Sridhar Ramesh (Jan 16 2024 at 16:24):

John Onstead said:

This discussion brings up something I've been curious about for a while, namely, the universal property of the category of F-algebras. What universal property does it satisfy- for instance, if it is some form of 2-limit/2-colimit (as it almost certainly is given "all concepts are weighted limits") what is both the diagram functor and the weighting functor of this limit/colimit?

The category of F-algebras is the inserter from F to the identity.

Mike Shulman (Jan 16 2024 at 17:29):

And the various 2-categories of F-algebras are likewise the inserter from F to the identity in the "3-categories" whose 2-cells are lax, oplax, pseudo, or strict natural transformations. (I put "3-category" in quotes becuase lax and oplax transformations are not the 2-cells of a 3-category in the usual sense, but as soon as you make sense of what 3-dimensional structure they are the 2-cells of, the statement should become true.)

John Onstead (Jan 16 2024 at 22:43):

Thanks, inserters seem very interesting and I haven't learned much about them yet, so I will make sure to do so!
However, I am not sure what 3-dimensional structure a lax natural transformation would be a part of. If not a 3-category, maybe a tricategory? If not, it seems like this limit would be hard to take since you need some category to define the limit within! That's why I was thinking that maybe there's some concept of a "3-limit", maybe even one that categorifies the inserter from 2-categories to 3-categories (and so taking 3-cells more into account), one can take within the "typical" tricategory 2Cat of 2-categories or bicategories to get these categories.

Kevin Arlin (Jan 16 2024 at 22:52):

There are three so-called Gray monoidal products on the category of 2-categories (and strict 2-functors): they're adjoint to the closed structures where the morphisms in an exponential are respectively pseudo-, lax-, or oplax natural transformations. Categories enriched in Gray are a perfectly normal enriched category theory concept that also models 3-dimensional category theory more faithfully than strict 3-categories, and in particular you can talk about weighted limits in there in the perfectly usual way. This may be the way you'd want to go here.

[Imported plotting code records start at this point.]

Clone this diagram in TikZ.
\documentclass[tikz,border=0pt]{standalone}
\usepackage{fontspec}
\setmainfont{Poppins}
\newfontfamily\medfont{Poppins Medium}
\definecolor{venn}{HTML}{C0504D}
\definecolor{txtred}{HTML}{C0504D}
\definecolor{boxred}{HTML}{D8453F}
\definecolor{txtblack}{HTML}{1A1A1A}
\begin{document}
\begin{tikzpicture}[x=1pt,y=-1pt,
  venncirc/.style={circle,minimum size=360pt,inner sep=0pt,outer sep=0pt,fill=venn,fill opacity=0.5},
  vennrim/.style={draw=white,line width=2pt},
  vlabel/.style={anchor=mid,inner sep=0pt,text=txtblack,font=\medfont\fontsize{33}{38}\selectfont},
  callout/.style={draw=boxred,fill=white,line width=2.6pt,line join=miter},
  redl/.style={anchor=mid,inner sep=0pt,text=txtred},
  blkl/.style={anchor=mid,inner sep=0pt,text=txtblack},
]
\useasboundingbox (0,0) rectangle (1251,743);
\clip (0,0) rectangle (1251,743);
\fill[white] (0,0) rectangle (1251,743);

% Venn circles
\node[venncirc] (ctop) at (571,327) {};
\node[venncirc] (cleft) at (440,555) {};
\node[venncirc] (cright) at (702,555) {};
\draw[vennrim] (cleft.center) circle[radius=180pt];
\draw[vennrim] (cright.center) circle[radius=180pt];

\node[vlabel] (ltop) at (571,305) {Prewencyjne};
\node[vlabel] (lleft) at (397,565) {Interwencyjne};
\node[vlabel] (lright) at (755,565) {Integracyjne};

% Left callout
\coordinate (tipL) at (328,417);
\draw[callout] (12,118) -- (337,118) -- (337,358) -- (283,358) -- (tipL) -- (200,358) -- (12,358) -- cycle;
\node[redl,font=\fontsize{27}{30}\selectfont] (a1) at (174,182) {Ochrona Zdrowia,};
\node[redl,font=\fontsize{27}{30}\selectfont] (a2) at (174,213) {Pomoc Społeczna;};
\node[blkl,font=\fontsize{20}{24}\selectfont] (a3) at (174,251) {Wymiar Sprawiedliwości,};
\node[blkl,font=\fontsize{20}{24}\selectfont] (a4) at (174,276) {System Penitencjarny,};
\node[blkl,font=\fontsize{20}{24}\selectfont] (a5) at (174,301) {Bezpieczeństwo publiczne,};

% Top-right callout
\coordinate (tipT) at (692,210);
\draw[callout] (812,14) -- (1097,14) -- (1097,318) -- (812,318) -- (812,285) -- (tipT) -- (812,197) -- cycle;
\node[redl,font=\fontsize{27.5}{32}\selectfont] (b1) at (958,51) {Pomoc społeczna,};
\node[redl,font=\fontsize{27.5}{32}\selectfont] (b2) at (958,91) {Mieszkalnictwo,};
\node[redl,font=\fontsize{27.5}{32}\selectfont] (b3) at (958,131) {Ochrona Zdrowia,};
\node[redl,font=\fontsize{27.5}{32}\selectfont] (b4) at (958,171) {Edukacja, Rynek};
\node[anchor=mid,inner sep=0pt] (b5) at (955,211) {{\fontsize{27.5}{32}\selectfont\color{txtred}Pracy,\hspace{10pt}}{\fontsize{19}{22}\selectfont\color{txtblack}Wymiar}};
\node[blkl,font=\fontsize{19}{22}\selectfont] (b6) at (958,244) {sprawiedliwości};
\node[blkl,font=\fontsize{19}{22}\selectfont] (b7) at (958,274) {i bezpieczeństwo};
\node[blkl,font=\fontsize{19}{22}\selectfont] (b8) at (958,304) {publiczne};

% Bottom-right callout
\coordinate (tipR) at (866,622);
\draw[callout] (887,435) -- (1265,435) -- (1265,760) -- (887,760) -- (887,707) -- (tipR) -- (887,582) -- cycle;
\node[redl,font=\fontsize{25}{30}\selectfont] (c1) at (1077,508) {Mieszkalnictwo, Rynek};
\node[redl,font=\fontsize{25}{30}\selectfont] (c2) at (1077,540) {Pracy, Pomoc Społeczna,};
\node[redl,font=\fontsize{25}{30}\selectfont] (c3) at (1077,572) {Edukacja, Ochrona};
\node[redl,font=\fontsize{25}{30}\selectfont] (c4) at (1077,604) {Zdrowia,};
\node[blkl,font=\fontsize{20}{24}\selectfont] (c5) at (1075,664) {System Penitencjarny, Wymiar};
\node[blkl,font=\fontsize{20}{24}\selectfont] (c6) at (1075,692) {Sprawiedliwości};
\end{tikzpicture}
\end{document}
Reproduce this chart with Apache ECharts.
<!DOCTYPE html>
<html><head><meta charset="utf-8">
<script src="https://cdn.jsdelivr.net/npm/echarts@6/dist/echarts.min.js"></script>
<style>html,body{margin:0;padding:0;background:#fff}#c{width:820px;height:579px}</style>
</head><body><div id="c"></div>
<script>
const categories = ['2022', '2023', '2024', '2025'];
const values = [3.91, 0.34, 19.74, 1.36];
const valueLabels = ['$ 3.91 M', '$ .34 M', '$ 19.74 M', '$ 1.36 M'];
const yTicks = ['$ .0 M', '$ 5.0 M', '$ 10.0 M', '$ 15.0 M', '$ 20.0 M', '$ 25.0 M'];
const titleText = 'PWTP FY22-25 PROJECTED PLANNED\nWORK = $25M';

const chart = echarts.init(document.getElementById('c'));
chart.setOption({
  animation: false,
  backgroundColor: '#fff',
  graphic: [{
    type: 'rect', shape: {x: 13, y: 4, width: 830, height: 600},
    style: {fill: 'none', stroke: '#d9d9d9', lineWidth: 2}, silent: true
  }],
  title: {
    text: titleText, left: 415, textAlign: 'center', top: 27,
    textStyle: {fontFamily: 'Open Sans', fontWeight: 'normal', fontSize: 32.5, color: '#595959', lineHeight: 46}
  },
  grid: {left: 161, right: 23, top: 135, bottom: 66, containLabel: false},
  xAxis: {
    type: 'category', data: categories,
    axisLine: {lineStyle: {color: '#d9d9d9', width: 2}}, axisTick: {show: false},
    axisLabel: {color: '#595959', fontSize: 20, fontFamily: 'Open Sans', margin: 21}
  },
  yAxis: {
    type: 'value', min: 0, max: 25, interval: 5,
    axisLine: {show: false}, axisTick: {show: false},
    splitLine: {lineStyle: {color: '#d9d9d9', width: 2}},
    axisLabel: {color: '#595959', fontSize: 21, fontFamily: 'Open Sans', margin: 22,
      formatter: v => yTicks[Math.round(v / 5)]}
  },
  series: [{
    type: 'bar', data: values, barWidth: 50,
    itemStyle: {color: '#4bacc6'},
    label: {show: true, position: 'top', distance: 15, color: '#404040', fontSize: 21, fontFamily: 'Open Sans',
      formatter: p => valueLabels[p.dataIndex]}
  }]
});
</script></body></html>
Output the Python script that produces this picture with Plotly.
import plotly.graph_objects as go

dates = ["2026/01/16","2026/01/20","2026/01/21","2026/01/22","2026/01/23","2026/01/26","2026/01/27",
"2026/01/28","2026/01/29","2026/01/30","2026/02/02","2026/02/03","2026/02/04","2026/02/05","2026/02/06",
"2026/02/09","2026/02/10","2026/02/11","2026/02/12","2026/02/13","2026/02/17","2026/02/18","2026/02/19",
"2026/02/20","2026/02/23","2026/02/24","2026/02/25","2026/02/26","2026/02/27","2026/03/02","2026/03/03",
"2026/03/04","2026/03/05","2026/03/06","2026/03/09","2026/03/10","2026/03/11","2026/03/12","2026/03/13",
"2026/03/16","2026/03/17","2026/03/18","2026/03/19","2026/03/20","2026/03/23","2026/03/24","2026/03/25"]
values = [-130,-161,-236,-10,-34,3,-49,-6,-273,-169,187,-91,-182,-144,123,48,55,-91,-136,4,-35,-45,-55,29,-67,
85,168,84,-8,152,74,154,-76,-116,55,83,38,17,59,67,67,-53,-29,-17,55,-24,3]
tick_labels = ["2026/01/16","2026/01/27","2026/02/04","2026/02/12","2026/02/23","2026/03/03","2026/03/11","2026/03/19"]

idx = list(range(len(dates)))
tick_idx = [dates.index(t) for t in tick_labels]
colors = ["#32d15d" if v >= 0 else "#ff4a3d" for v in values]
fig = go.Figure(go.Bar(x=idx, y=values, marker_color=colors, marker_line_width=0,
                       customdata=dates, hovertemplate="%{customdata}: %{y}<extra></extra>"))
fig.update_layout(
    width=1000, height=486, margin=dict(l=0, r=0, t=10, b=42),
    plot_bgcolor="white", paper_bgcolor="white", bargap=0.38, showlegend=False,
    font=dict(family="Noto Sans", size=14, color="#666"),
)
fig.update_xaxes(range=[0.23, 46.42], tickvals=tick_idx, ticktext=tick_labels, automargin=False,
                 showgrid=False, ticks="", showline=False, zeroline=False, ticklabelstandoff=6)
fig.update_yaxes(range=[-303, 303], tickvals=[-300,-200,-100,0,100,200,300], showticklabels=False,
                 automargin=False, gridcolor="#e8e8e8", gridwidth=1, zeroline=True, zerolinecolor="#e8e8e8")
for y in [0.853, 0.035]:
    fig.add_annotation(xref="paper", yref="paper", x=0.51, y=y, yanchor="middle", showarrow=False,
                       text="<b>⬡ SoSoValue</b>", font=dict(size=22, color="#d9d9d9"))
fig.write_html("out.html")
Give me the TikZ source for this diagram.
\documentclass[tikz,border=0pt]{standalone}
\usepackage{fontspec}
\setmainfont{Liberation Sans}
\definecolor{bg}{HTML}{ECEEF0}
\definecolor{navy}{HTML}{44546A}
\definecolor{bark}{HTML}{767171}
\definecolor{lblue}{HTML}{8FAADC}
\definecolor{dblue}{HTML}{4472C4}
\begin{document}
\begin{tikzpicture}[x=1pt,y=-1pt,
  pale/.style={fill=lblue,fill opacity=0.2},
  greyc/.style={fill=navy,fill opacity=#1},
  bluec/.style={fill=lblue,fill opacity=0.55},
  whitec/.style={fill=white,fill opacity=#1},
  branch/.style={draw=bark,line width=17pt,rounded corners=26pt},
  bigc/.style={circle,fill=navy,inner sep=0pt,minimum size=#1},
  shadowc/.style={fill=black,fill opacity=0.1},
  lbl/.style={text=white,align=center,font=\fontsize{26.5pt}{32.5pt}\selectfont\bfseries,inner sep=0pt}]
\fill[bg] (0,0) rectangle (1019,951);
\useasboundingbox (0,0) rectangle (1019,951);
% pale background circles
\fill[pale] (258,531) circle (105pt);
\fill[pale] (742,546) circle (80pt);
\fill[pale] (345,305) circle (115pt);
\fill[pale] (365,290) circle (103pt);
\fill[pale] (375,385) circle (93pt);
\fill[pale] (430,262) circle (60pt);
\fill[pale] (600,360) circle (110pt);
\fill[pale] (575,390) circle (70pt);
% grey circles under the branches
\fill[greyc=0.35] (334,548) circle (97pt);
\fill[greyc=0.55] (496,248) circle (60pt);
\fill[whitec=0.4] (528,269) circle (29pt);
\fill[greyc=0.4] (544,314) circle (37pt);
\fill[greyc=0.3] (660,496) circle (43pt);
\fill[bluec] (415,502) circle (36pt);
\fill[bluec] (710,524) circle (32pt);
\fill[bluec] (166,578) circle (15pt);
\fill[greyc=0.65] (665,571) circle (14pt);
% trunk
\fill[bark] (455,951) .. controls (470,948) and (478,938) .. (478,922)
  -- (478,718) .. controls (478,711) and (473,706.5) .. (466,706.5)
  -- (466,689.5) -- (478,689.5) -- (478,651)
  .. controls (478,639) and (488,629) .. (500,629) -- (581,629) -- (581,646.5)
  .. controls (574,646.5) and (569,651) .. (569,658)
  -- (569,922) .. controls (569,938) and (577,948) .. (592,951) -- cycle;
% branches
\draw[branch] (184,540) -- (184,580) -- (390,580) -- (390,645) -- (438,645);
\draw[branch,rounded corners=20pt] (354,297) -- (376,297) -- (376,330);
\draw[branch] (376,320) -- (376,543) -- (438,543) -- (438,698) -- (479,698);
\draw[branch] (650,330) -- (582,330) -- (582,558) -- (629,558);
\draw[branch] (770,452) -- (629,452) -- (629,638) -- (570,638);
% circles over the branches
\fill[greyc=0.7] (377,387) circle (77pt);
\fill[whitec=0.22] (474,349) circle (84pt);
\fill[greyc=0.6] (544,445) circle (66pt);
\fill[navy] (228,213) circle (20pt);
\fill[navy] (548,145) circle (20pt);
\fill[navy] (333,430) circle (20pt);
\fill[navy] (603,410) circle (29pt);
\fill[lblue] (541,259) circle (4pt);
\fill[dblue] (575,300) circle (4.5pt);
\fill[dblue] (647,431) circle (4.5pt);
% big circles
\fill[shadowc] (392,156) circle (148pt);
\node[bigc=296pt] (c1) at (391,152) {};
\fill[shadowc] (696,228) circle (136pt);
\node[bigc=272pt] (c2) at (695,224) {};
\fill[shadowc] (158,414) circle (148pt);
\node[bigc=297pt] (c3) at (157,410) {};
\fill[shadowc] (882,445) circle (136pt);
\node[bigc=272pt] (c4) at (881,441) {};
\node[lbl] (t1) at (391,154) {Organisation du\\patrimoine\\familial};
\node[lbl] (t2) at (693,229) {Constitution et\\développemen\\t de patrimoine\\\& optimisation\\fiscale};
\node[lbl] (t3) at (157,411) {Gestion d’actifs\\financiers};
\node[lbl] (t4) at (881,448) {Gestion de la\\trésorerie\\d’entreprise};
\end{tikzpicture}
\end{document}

Mike Shulman (Jan 16 2024 at 23:16):

Yes, just as there's a $\rm Gray_{pseudo}$-enriched category of strict 2-categories, strict 2-functors, pseudonatural transformations, and modifications, there's a $\rm Gray_{lax}$-enriched category of strict 2-categories, strict 2-functors, lax natural transformations, and modifications, and similarly in the oplax case. If you want to include bicategories and pseudofunctors, there's probably a suitably weak version of that too, but I don't know that it's been written down.

David Kern (Jan 19 2024 at 14:14):

This $\rm Gray_{lax}$-enriched bicategory should be the self-enrichment of $\rm Bicat$ on its Gray biclosed monoidal structure, right? In that case, this follows from the constructions of a Gray tensor product of $(\infty,2)$-categories (of which there are a few, in various models — that I haven't kept track of), specialised to bicategories — and if you really don't want to go to $\infty$-bicategories, the arguments for a "model-independent" characterisation of the Gray tensor product in Campion–Maehara's construction ought to specialise well to a characterisation for bicategories.

Kevin Arlin (Jan 19 2024 at 17:22):

Most models of $(\infty,2)$-categories don’t specialize directly to bicategories but to an analogue with a non-algebraically-defined composition. So the specialization isn’t immediate, although maybe the necessary links are in the literature.